Emit the data below verbatim, stripping out any pictures.

- _DATA LINES_:
_ _ _ _
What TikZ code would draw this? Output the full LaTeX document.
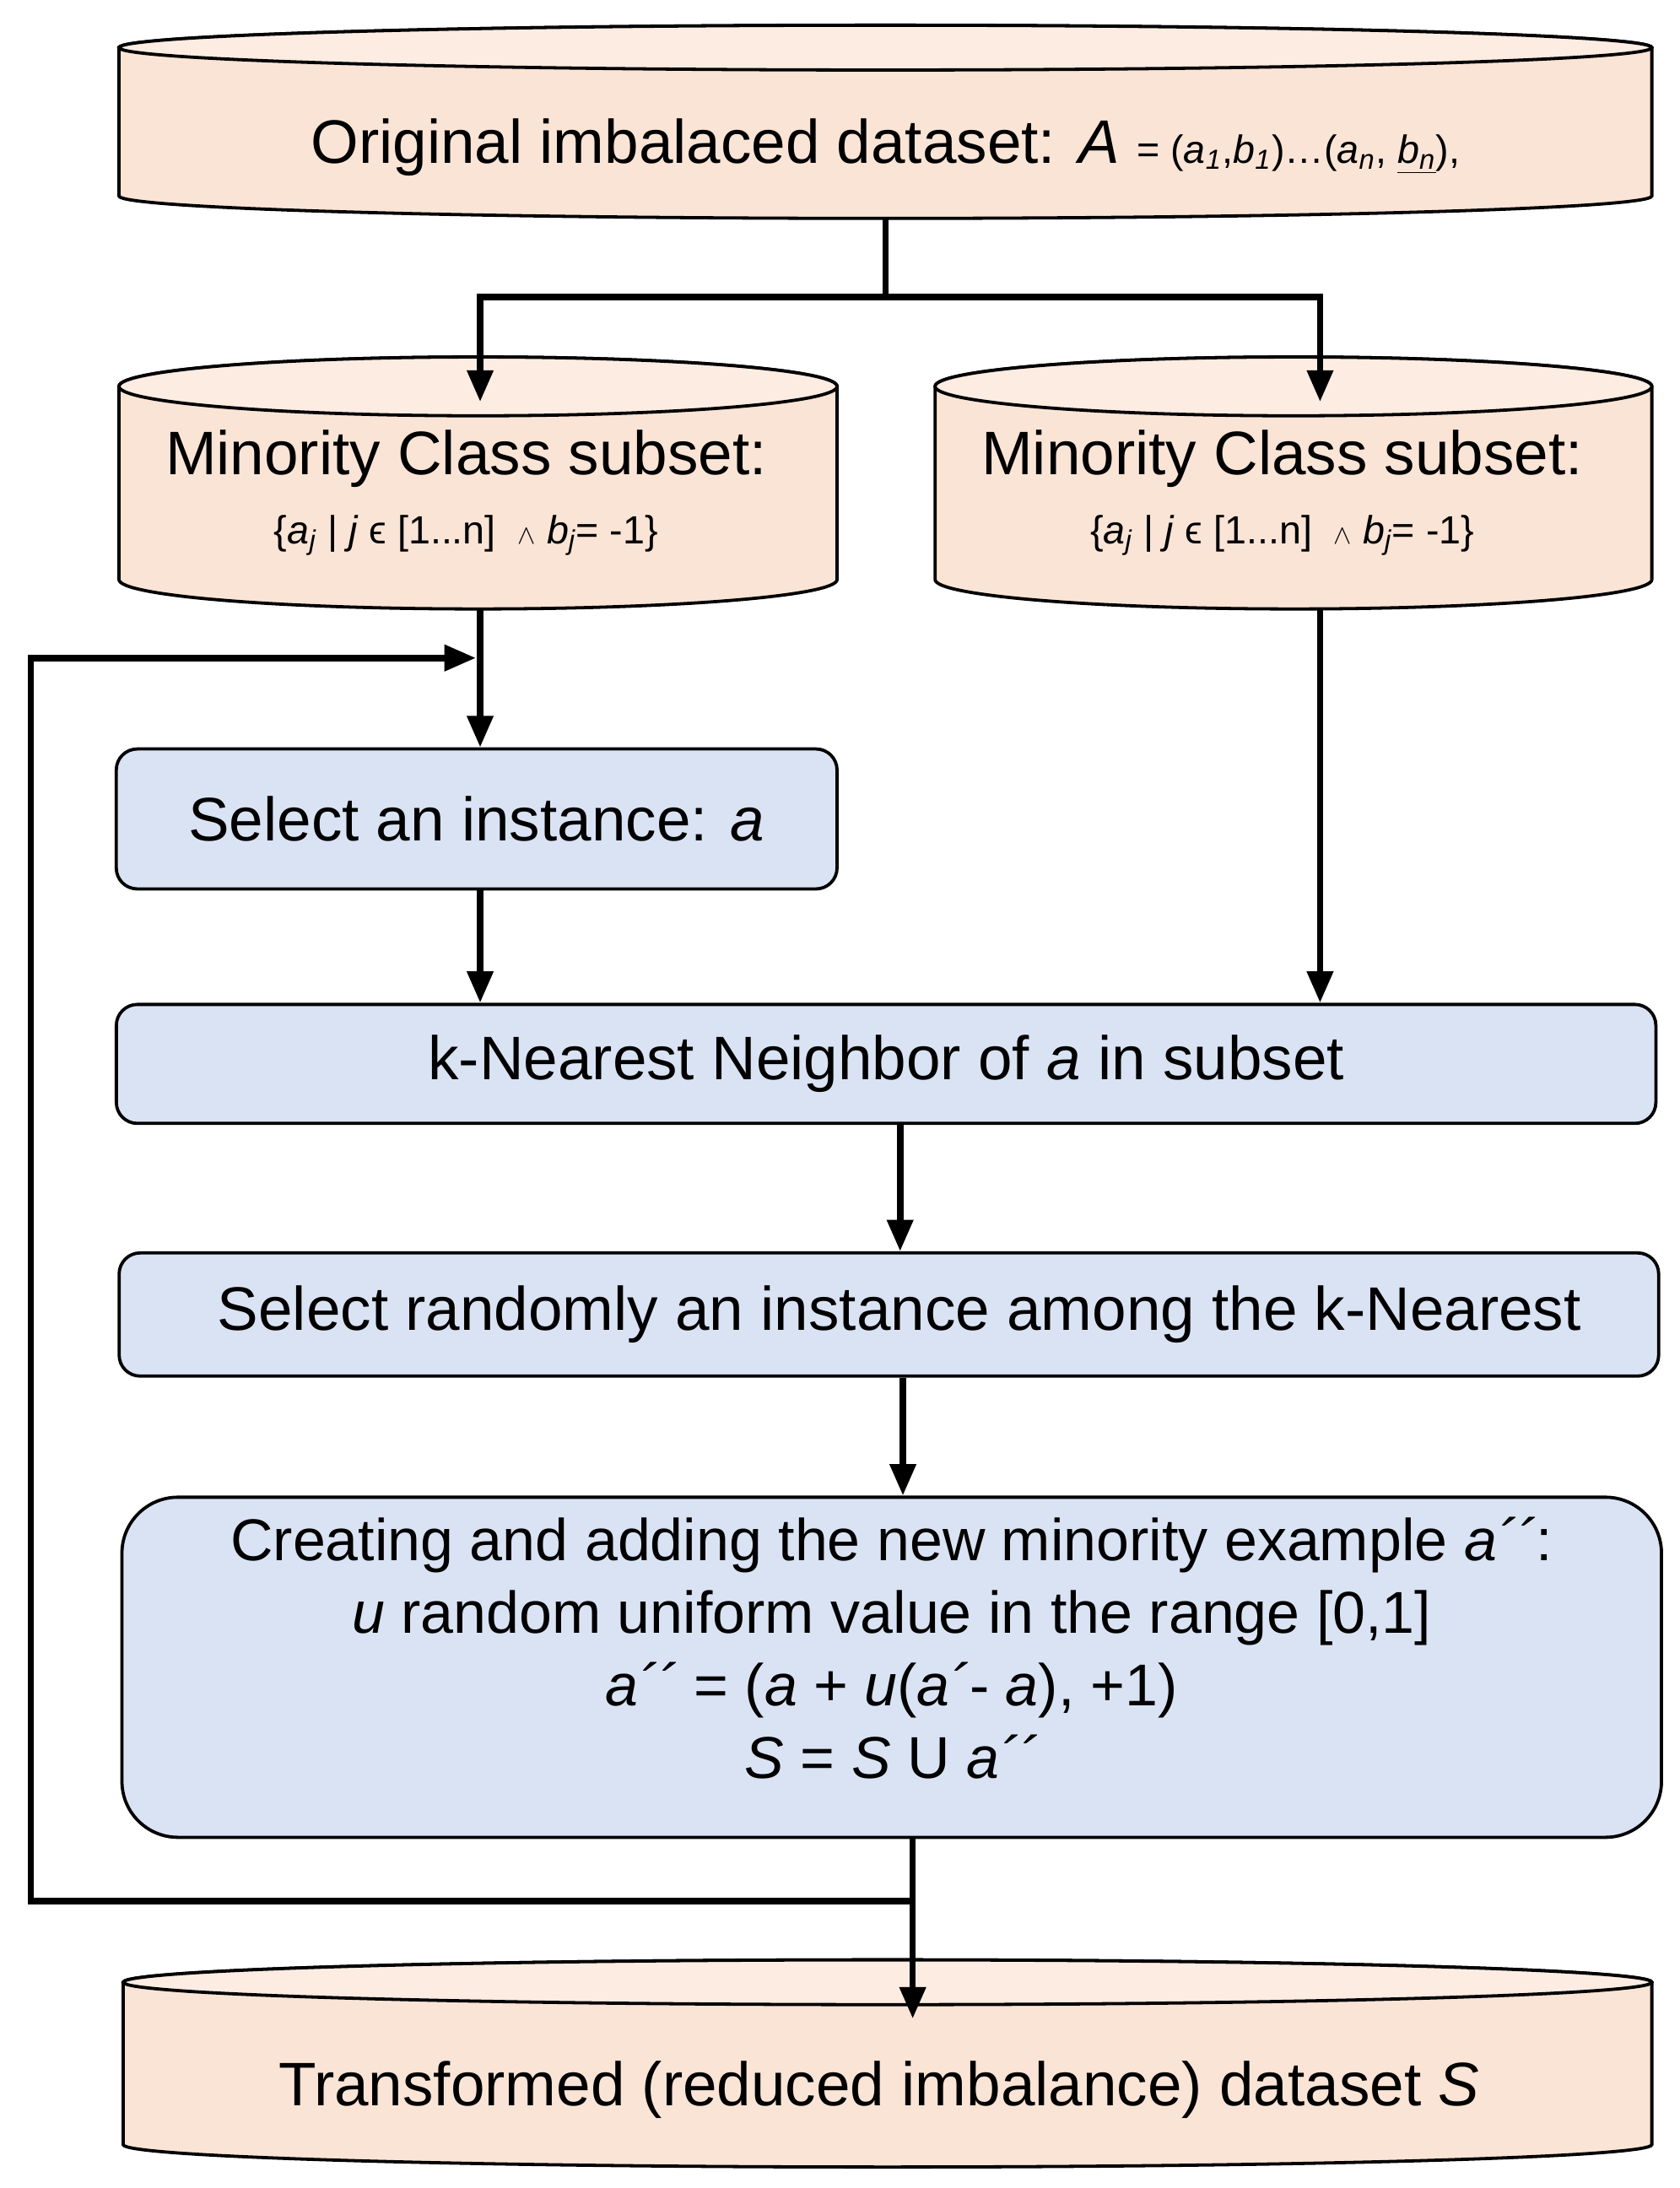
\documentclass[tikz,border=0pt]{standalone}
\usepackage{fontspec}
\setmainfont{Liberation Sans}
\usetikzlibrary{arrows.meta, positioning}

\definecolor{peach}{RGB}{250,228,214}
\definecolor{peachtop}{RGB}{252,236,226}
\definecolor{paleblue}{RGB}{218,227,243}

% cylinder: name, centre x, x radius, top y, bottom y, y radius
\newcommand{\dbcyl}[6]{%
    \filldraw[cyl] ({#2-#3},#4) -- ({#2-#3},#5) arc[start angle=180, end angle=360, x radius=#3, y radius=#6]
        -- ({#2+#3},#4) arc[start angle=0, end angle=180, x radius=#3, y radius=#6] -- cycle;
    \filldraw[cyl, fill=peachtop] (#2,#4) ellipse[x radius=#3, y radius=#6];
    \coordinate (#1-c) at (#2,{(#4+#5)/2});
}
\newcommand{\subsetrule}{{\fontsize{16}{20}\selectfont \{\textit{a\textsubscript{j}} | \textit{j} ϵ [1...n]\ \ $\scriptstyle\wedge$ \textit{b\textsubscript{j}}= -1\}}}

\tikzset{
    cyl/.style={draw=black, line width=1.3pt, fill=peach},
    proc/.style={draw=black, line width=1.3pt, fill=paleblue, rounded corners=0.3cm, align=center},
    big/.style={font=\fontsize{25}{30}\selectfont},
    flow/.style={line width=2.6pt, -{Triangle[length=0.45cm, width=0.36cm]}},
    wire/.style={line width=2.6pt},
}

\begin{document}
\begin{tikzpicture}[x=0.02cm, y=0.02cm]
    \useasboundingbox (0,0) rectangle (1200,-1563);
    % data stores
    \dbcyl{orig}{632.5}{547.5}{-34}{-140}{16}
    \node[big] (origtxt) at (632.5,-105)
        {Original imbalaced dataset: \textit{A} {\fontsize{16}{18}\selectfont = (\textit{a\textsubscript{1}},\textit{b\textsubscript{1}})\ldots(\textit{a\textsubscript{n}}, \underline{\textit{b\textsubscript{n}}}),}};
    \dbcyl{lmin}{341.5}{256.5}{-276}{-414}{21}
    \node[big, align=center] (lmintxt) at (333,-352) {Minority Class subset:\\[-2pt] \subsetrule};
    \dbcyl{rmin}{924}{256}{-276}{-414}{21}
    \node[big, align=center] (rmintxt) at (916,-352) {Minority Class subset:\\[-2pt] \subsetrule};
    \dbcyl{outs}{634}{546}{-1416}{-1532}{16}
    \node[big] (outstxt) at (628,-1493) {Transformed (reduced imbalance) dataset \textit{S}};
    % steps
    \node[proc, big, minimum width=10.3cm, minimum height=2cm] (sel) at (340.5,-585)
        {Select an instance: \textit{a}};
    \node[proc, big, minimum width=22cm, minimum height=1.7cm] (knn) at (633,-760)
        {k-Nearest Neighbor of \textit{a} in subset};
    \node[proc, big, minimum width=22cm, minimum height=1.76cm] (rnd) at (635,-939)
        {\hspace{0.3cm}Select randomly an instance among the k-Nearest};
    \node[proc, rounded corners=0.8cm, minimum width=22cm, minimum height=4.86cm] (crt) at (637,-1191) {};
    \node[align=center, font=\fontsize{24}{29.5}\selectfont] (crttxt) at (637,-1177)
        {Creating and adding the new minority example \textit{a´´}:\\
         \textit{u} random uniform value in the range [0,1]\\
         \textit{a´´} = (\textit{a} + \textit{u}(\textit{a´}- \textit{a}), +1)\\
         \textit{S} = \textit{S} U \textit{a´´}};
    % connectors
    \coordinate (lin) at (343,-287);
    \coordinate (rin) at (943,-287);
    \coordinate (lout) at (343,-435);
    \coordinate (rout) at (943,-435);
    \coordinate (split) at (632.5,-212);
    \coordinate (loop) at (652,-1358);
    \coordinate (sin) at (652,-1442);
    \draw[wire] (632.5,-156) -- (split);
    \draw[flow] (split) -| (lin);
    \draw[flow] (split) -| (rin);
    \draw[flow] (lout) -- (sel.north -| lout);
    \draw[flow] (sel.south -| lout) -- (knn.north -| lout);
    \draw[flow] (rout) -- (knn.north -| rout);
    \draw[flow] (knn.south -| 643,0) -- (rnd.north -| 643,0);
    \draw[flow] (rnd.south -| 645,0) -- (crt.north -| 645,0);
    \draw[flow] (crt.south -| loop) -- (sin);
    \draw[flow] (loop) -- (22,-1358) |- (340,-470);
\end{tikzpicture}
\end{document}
_ _ _ _
- _SOLUTION FOR THIS PROBLEM_:
What TikZ code would draw this? Output the full LaTeX document.
\documentclass[tikz,border=0pt]{standalone}
\usepackage{fontspec}
\setmainfont{Liberation Sans}
\usetikzlibrary{arrows.meta, positioning}

\definecolor{peach}{RGB}{250,228,214}
\definecolor{peachtop}{RGB}{252,236,226}
\definecolor{paleblue}{RGB}{218,227,243}

% cylinder: name, centre x, x radius, top y, bottom y, y radius
\newcommand{\dbcyl}[6]{%
    \filldraw[cyl] ({#2-#3},#4) -- ({#2-#3},#5) arc[start angle=180, end angle=360, x radius=#3, y radius=#6]
        -- ({#2+#3},#4) arc[start angle=0, end angle=180, x radius=#3, y radius=#6] -- cycle;
    \filldraw[cyl, fill=peachtop] (#2,#4) ellipse[x radius=#3, y radius=#6];
    \coordinate (#1-c) at (#2,{(#4+#5)/2});
}
\newcommand{\subsetrule}{{\fontsize{16}{20}\selectfont \{\textit{a\textsubscript{j}} | \textit{j} ϵ [1...n]\ \ $\scriptstyle\wedge$ \textit{b\textsubscript{j}}= -1\}}}

\tikzset{
    cyl/.style={draw=black, line width=1.3pt, fill=peach},
    proc/.style={draw=black, line width=1.3pt, fill=paleblue, rounded corners=0.3cm, align=center},
    big/.style={font=\fontsize{25}{30}\selectfont},
    flow/.style={line width=2.6pt, -{Triangle[length=0.45cm, width=0.36cm]}},
    wire/.style={line width=2.6pt},
}

\begin{document}
\begin{tikzpicture}[x=0.02cm, y=0.02cm]
    \useasboundingbox (0,0) rectangle (1200,-1563);
    % data stores
    \dbcyl{orig}{632.5}{547.5}{-34}{-140}{16}
    \node[big] (origtxt) at (632.5,-105)
        {Original imbalaced dataset: \textit{A} {\fontsize{16}{18}\selectfont = (\textit{a\textsubscript{1}},\textit{b\textsubscript{1}})\ldots(\textit{a\textsubscript{n}}, \underline{\textit{b\textsubscript{n}}}),}};
    \dbcyl{lmin}{341.5}{256.5}{-276}{-414}{21}
    \node[big, align=center] (lmintxt) at (333,-352) {Minority Class subset:\\[-2pt] \subsetrule};
    \dbcyl{rmin}{924}{256}{-276}{-414}{21}
    \node[big, align=center] (rmintxt) at (916,-352) {Minority Class subset:\\[-2pt] \subsetrule};
    \dbcyl{outs}{634}{546}{-1416}{-1532}{16}
    \node[big] (outstxt) at (628,-1493) {Transformed (reduced imbalance) dataset \textit{S}};
    % steps
    \node[proc, big, minimum width=10.3cm, minimum height=2cm] (sel) at (340.5,-585)
        {Select an instance: \textit{a}};
    \node[proc, big, minimum width=22cm, minimum height=1.7cm] (knn) at (633,-760)
        {k-Nearest Neighbor of \textit{a} in subset};
    \node[proc, big, minimum width=22cm, minimum height=1.76cm] (rnd) at (635,-939)
        {\hspace{0.3cm}Select randomly an instance among the k-Nearest};
    \node[proc, rounded corners=0.8cm, minimum width=22cm, minimum height=4.86cm] (crt) at (637,-1191) {};
    \node[align=center, font=\fontsize{24}{29.5}\selectfont] (crttxt) at (637,-1177)
        {Creating and adding the new minority example \textit{a´´}:\\
         \textit{u} random uniform value in the range [0,1]\\
         \textit{a´´} = (\textit{a} + \textit{u}(\textit{a´}- \textit{a}), +1)\\
         \textit{S} = \textit{S} U \textit{a´´}};
    % connectors
    \coordinate (lin) at (343,-287);
    \coordinate (rin) at (943,-287);
    \coordinate (lout) at (343,-435);
    \coordinate (rout) at (943,-435);
    \coordinate (split) at (632.5,-212);
    \coordinate (loop) at (652,-1358);
    \coordinate (sin) at (652,-1442);
    \draw[wire] (632.5,-156) -- (split);
    \draw[flow] (split) -| (lin);
    \draw[flow] (split) -| (rin);
    \draw[flow] (lout) -- (sel.north -| lout);
    \draw[flow] (sel.south -| lout) -- (knn.north -| lout);
    \draw[flow] (rout) -- (knn.north -| rout);
    \draw[flow] (knn.south -| 643,0) -- (rnd.north -| 643,0);
    \draw[flow] (rnd.south -| 645,0) -- (crt.north -| 645,0);
    \draw[flow] (crt.south -| loop) -- (sin);
    \draw[flow] (loop) -- (22,-1358) |- (340,-470);
\end{tikzpicture}
\end{document}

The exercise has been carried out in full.